Buckling thin films with inhomogeneous swelling

The shapes of many leaves and flowers are determined, at least in part, by their inhomogeneous growth. Additional growth at the edges of leaves, for example, result in saddle-splay curvature and, ultimately, wrinkling. Recent experiments on thin, polymer films imprinted with a predefined pattern of inhomogeneous swelling provide a controlled, experimental playground for describing how swelling-induced buckling leads to a prescribed three-dimensional shape. For example, one expects a sufficiently thin sheet to buckle into a shape that eliminates most of its in-plane strain.
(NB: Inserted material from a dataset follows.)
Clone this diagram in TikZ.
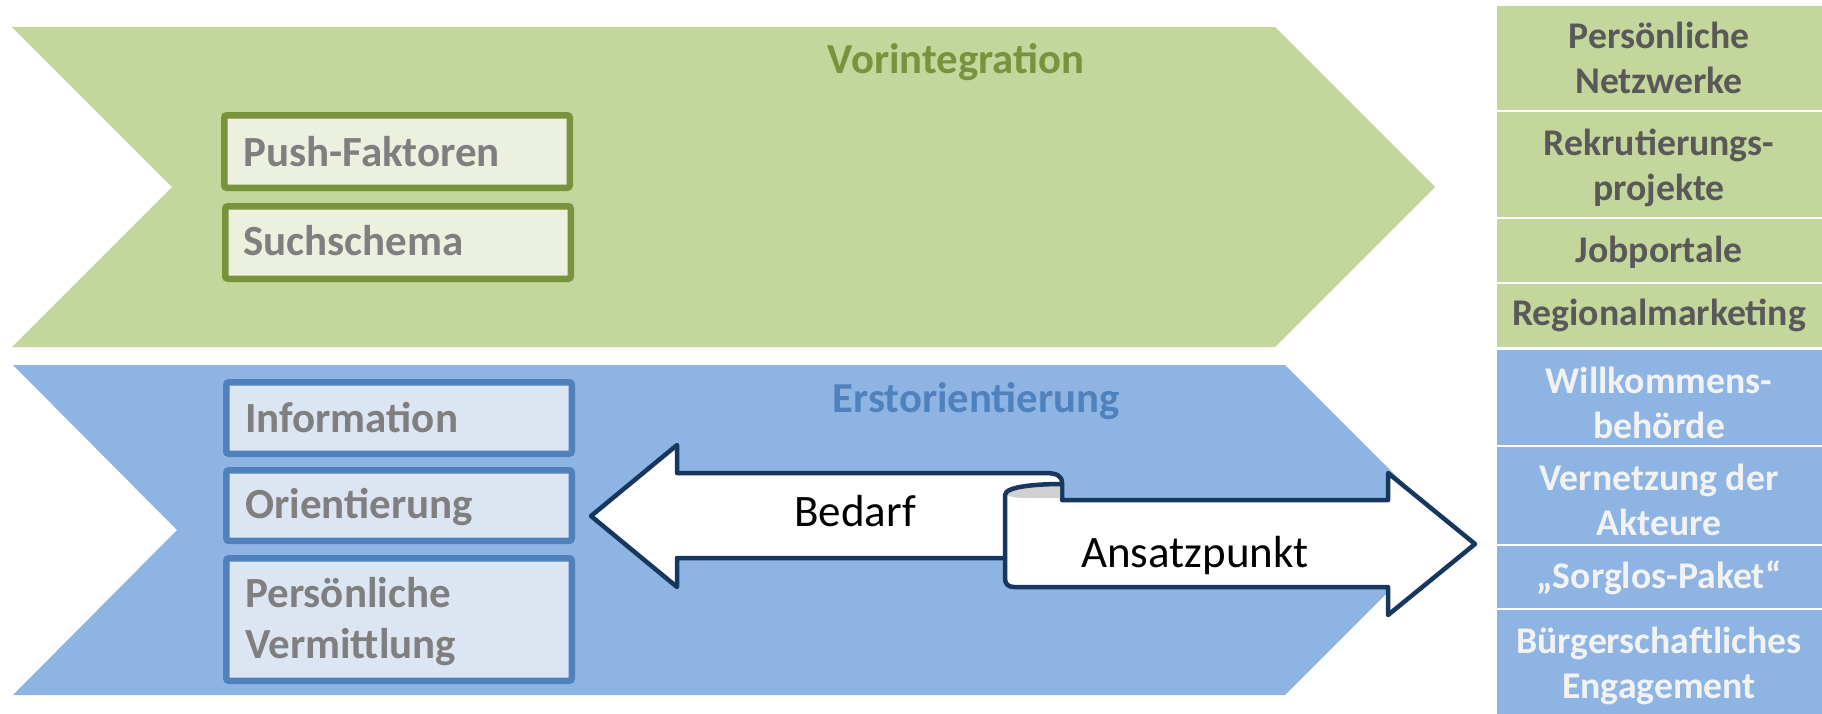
\documentclass[tikz,border=0pt]{standalone}
\usepackage{fontspec}
\setmainfont{Carlito}
\definecolor{chevG}{HTML}{C3D69B}
\definecolor{boxGfill}{HTML}{EBF1DE}
\definecolor{boxGdraw}{HTML}{77933C}
\definecolor{chevB}{HTML}{8EB4E3}
\definecolor{boxBfill}{HTML}{DCE6F2}
\definecolor{boxBdraw}{HTML}{4F81BD}
\definecolor{txtgrey}{HTML}{7F7F7F}
\definecolor{cellGtxt}{HTML}{595959}
\definecolor{cellBtxt}{HTML}{F2F2F2}
\definecolor{navy}{HTML}{17375E}
\definecolor{rollgrey}{HTML}{D0D0D0}
\begin{document}
\begin{tikzpicture}[x=1pt,y=-1pt,
  every node/.style={inner sep=0pt},
  inbox/.style={rectangle, line width=6.5pt, rounded corners=2.5pt, minimum width=345.5pt},
  gbox/.style={inbox, draw=boxGdraw, fill=boxGfill},
  bbox/.style={inbox, draw=boxBdraw, fill=boxBfill},
  boxtxt/.style={anchor=base west, text=txtgrey, font=\fontsize{43}{51}\selectfont\bfseries},
  phase/.style={anchor=base, font=\fontsize{42.7}{51}\selectfont\bfseries},
  ribbontxt/.style={anchor=base, text=black, font=\fontsize{45}{54}\selectfont},
  ribbon/.style={draw=navy, line width=4.5pt, line join=round},
  cell/.style={rectangle, draw=white, line width=2.5pt, minimum width=334pt},
  gcell/.style={cell, fill=chevG},
  bcell/.style={cell, fill=chevB},
  gtxt/.style={anchor=base, text=cellGtxt, font=\fontsize{37.7}{45}\selectfont\bfseries},
  btxt/.style={anchor=base, text=cellBtxt, font=\fontsize{37.7}{45}\selectfont\bfseries},
]
\useasboundingbox[fill=white] (0,0) rectangle (1822,713);

% phase chevrons
\fill[chevG] (12,27) -- (1275,27) -- (1435,187) -- (1275,347) -- (12,347) -- (172,187) -- cycle;
\fill[chevB] (13,365) -- (1285,365) -- (1450,530) -- (1285,695) -- (13,695) -- (177,530) -- cycle;

% phase titles
\node[phase, text=boxGdraw] (vor) at (956,73) {Vorintegration};
\node[phase, text=boxBdraw] (erst) at (976,412) {Erstorientierung};

% boxes inside the chevrons
\node[gbox, minimum height=72.5pt] (push) at (397,151.5) {};
\node[gbox, minimum height=72.5pt] (such) at (398,242.5) {};
\node[bbox, minimum height=71.5pt] (info) at (399,418) {};
\node[bbox, minimum height=70.5pt] (orient) at (399,505.5) {};
\node[bbox, minimum height=122.5pt] (verm) at (399,619.5) {};

\node[boxtxt] (push-t) at (243,166) {Push-Faktoren};
\node[boxtxt] (such-t) at (243,255) {Suchschema};
\node[boxtxt] (info-t) at (245,432) {Information};
\node[boxtxt] (orient-t) at (245,518) {Orientierung};
\node[boxtxt] (verm-t1) at (245,607) {Persönliche};
\node[boxtxt] (verm-t2) at (245,658) {Vermittlung};

% left-right ribbon arrow
\path[ribbon, fill=white]
  (1005,558) -- (677,558) -- (677,587) -- (591,516) -- (677,445) -- (677,473)
  -- (1045,473) .. controls (1057,473) and (1062,476) .. (1062,483)
  -- (1062,500) -- (1388,500) -- (1388,473) -- (1475,544) -- (1388,615)
  -- (1388,587) -- (1014,587) .. controls (1008,587) and (1005,584) .. (1005,578)
  -- cycle;
\fill[rollgrey] (1005,495) .. controls (1005,486) and (1040,484) .. (1060,484)
  -- (1060,498) .. controls (1035,498) and (1012,499) .. (1007,495) -- cycle;
\draw[ribbon] (1005,558) -- (1005,495) .. controls (1005,486) and (1040,484) .. (1062,484);

\node[ribbontxt] (bedarf) at (855,526) {Bedarf};
\node[ribbontxt] (ansatz) at (1195,567) {Ansatzpunkt};

% measure column
\node[gcell, minimum height=106pt] (c1) at (1663,58) {};
\node[gcell, minimum height=107pt] (c2) at (1663,164.5) {};
\node[gcell, minimum height=65pt] (c3) at (1663,250.5) {};
\node[gcell, minimum height=65.5pt] (c4) at (1663,315.75) {};
\node[bcell, minimum height=97.5pt] (c5) at (1663,397.25) {};
\node[bcell, minimum height=99pt] (c6) at (1663,495.5) {};
\node[bcell, minimum height=64pt] (c7) at (1663,577) {};
\node[bcell, minimum height=107pt] (c8) at (1663,662.5) {};

\node[gtxt] (c1-a) at (1659,48) {Persönliche};
\node[gtxt] (c1-b) at (1659,93) {Netzwerke};
\node[gtxt] (c2-a) at (1659,155) {Rekrutierungs-};
\node[gtxt] (c2-b) at (1659,200) {projekte};
\node[gtxt] (c3-a) at (1659,262) {Jobportale};
\node[gtxt] (c4-a) at (1659,325) {Regionalmarketing};
\node[btxt] (c5-a) at (1659,393) {Willkommens-};
\node[btxt] (c5-b) at (1659,438) {behörde};
\node[btxt] (c6-a) at (1659,490) {Vernetzung der};
\node[btxt] (c6-b) at (1659,535) {Akteure};
\node[btxt] (c7-a) at (1659,588) {„Sorglos-Paket“};
\node[btxt] (c8-a) at (1659,653) {Bürgerschaftliches};
\node[btxt] (c8-b) at (1659,698) {Engagement};
\end{tikzpicture}
\end{document}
Though this is always possible locally, a particular swelling pattern may be either globally frustrated, having no stress-free shapes even for vanishing thickness, or lead to a large degeneracy of stress-free shapes. In both cases, the bending energy remains important even for very thin sheets. I will describe theoretical work on disks and narrow ribbons with swelling-induced, negative Gaussian curvature. Perhaps surprisingly, when the prescribed Gaussian curvature is constant, there are families of stress-free and nearly stress-free shapes, none of which seem to appear in experiments. To understand this behavior, I will identify regimes in which the minimal energy ribbon shape can be determined and discuss the role of stretching and bending energies. We will consider both strips and closed ribbons.